When I asked her how Sarah Darville, CC ’13 and Spectator editor in chief for the 2012 calendar year, kept sane under the pressure of running Columbia’s daily paper, Maggie Alden, CC ’13 and Sarah’s managing editor, thrust her phone in front of me. “I have a video to show you,” she said. Taylor Swift erupted from the phone’s speaker, accompanied by an image of Sarah jumping up and down on a red sofa in Spec’s office, curly hair exploding with each leap. When the video ends, Maggie laughs. “[Working with Sarah] was one of the most positive experiences I’ve had in my life.” Unpretentious and unrehearsed, Sarah inspires those around her with a (usually) quiet confidence.

“I’ve been a huge journalism nerd since I was a kid,” Sarah admits. Before becoming a voracious reader of grown-up newspapers, Sarah recalls reading Time for Kids. in high school, Sarah served as editor in chief of her school paper and bought a subscription to the Columbia Journalism Review.

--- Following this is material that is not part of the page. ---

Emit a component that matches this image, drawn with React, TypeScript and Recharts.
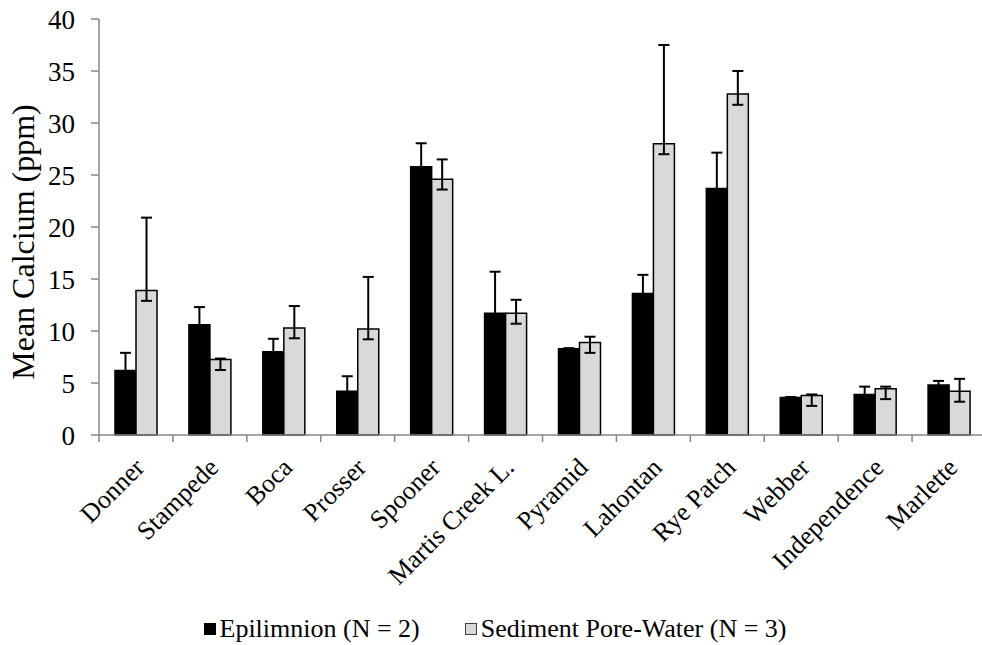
import React from 'react';
import {
  BarChart, Bar, XAxis, YAxis, ErrorBar, Legend, Label,
} from 'recharts';

const FONT = 'Liberation Serif, DejaVu Serif, serif';
const AXIS_GREY = '#868686';
const PORE_FILL = '#d9d9d9';

const lakes = [
  'Donner', 'Stampede', 'Boca', 'Prosser', 'Spooner', 'Martis Creek L.',
  'Pyramid', 'Lahontan', 'Rye Patch', 'Webber', 'Independence', 'Marlette',
];
const epilimnion = [6.2, 10.6, 8.0, 4.2, 25.8, 11.7, 8.3, 13.6, 23.7, 3.6, 3.9, 4.8];
const epilimnionErr = [1.7, 1.7, 1.25, 1.45, 2.25, 4.0, 0.05, 1.8, 3.45, 0.05, 0.75, 0.4];
const poreWater = [13.9, 7.25, 10.3, 10.2, 24.6, 11.7, 8.9, 28.0, 32.8, 3.8, 4.45, 4.2];
const poreWaterErrLow = [1.0, 1.0, 1.0, 1.0, 1.0, 1.0, 1.0, 1.0, 1.05, 1.0, 1.0, 1.0];
const poreWaterErrHigh = [7.0, 0.1, 2.1, 5.0, 1.9, 1.3, 0.55, 9.5, 2.2, 0.1, 0.2, 1.2];
const yTicks = [0, 5, 10, 15, 20, 25, 30, 35, 40];

const CHART_W = 990;
const CHART_H = 645;
const MARGIN = { top: 19, right: 4, left: 0, bottom: 0 };
const Y_W = 99;
const BAND = (CHART_W - MARGIN.left - MARGIN.right - Y_W) / lakes.length;

const data = lakes.map((name, i) => ({
  name,
  epi: epilimnion[i],
  epiErr: epilimnionErr[i],
  pore: poreWater[i],
  poreErr: [poreWaterErrLow[i], poreWaterErrHigh[i]],
}));

// rotated category label plus Excel-style tick marks on the band edges
const LakeTick = (props: any) => {
  const { x, y, payload, index } = props;
  const left = x - BAND / 2;
  const right = x + BAND / 2;
  return (
    <g>
      <line x1={left} y1={y} x2={left} y2={y + 7} stroke={AXIS_GREY} strokeWidth={1.5} />
      {index === lakes.length - 1 && (
        <line x1={right} y1={y} x2={right} y2={y + 7} stroke={AXIS_GREY} strokeWidth={1.5} />
      )}
      <text
        x={0} y={0}
        transform={`translate(${x + 10},${y + 34}) rotate(-45)`}
        textAnchor="end"
        style={{ fontFamily: FONT }} fontSize={26} fill="#000"
      >
        {payload.value}
      </text>
    </g>
  );
};

const YTitle = (props: any) => {
  const { viewBox } = props;
  const cx = viewBox.x + 23;
  const cy = viewBox.y + viewBox.height / 2 + 15;
  return (
    <text
      x={cx} y={cy}
      transform={`rotate(-90, ${cx}, ${cy})`}
      textAnchor="middle" dominantBaseline="central"
      style={{ fontFamily: FONT }} fontSize={32} fill="#000"
    >
      Mean Calcium (ppm)
    </text>
  );
};

const swatch = (fill: string, border: string) => ({
  display: 'inline-block', width: 12, height: 12, background: fill,
  border: `1px solid ${border}`, boxSizing: 'border-box' as const, marginRight: 4,
});

const LegendBox = () => (
  <div style={{
    display: 'flex', justifyContent: 'center', alignItems: 'center', height: 32,
    fontFamily: FONT, fontSize: 26, color: '#000', whiteSpace: 'nowrap',
  }}>
    <span style={swatch('#000', '#000')} />
    <span>Epilimnion (N = 2)</span>
    <span style={{ display: 'inline-block', width: 45 }} />
    <span style={swatch(PORE_FILL, '#404040')} />
    <span>Sediment Pore-Water (N = 3)</span>
  </div>
);

export default function App() {
  return (
    <div style={{
      position: 'absolute', left: 0, top: 0, width: 982, height: 645,
      overflow: 'hidden', background: '#fff', fontFamily: FONT,
    }}>
      <BarChart
        width={CHART_W} height={CHART_H} data={data} margin={MARGIN}
        barGap={0} barSize={21} style={{ fontFamily: FONT }}
      >
        <XAxis
          dataKey="name" height={178} interval={0}
          axisLine={{ stroke: AXIS_GREY, strokeWidth: 1.5 }}
          tickLine={false} tickSize={0} tickMargin={0}
          tick={<LakeTick />}
        />
        <YAxis
          width={Y_W} domain={[0, 40]} ticks={yTicks} interval={0}
          axisLine={{ stroke: AXIS_GREY, strokeWidth: 1.5 }}
          tickLine={{ stroke: AXIS_GREY, strokeWidth: 1.5 }}
          tickSize={8} tickMargin={16}
          tick={{ fill: '#000', fontSize: 27, style: { fontFamily: FONT } }}
        >
          <Label content={<YTitle />} />
        </YAxis>
        <Legend
          verticalAlign="bottom" align="center"
          content={<LegendBox />}
          wrapperStyle={{ left: 0, width: CHART_W }}
        />
        <Bar dataKey="epi" fill="#000" stroke="#000" strokeWidth={1.5} isAnimationActive={false}>
          <ErrorBar dataKey="epiErr" direction="y" width={5.5} stroke="#000" strokeWidth={2} />
        </Bar>
        <Bar dataKey="pore" fill={PORE_FILL} stroke="#000" strokeWidth={1.5} isAnimationActive={false}>
          <ErrorBar dataKey="poreErr" direction="y" width={5.5} stroke="#000" strokeWidth={2} />
        </Bar>
      </BarChart>
    </div>
  );
}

Sarah hesitated to join Spectator her freshman year. “I thought I was going to become some new person when I got to Columbia,” she explains. But the feeling only lasted a moment. Sarah joined the paper almost immediately, working briefly in copy-editing before moving on to reporting. After two years covering the Manhattanville expansion and education in Morningside, Sarah was promoted to editor in chief.

Sarah seems embarrassed when I ask her about the difficulties she faced as editor in chief. “[Running Spec] wasn’t torture,” Sarah clarifies. “We were eating pizza and putting together a newspaper at night. [Speccies] aren’t working any harder than any other people with jobs.” But the ease with which Sarah rehearses the hour-by-hour schedule of her days as editor attests to the discipline it took to hold her position. After waking up around noon and battling the 300 to 400 emails she received daily (maybe squeezing in class, time permitting), Sarah’s real day started at 6 p.m. “Anything before 6 o’clock was not real,” at which time Sarah headed to the Spec office, where she attended her duties until the paper was ready to print: 1 a.m. on a good night, 5 a.m. on a bad one.

Among her staff, Sarah is revered for her ability to give respectful criticism. “She has this technique,” Maggie continues, “if she has something harsh to say to someone, she’ll touch them or put her hand on their shoulder to mute it. I don’t think she knows she does it, though.” it stands as a testament to this interpersonal warmth that, when I asked Maggie what she would consider Sarah’s biggest contribution to the paper, instead of naming a particular story, Maggie reflects on the positive energy Sarah brought to the office every day: “[Sarah] was conscious of the way that Spec can be an unwelcoming place, and doing everything she could to change that.”

Sarah decompresses by taking long walks through Morningside Heights. But there is no sharp line between her life at the office, and her life outside. The journalistic impulse comes naturally to Sarah. “I don’t have any ideological agenda about journalism,” Sarah explains. “I do think journalism can do good in the world. I think it can do good at this University.” On one stroll, Sarah heard gospel music pouring out of a dilapidated building. She noted the location and gave it to a fellow Speccie to investigate. Eventually Spec ran a video profiling the youth group that practices there.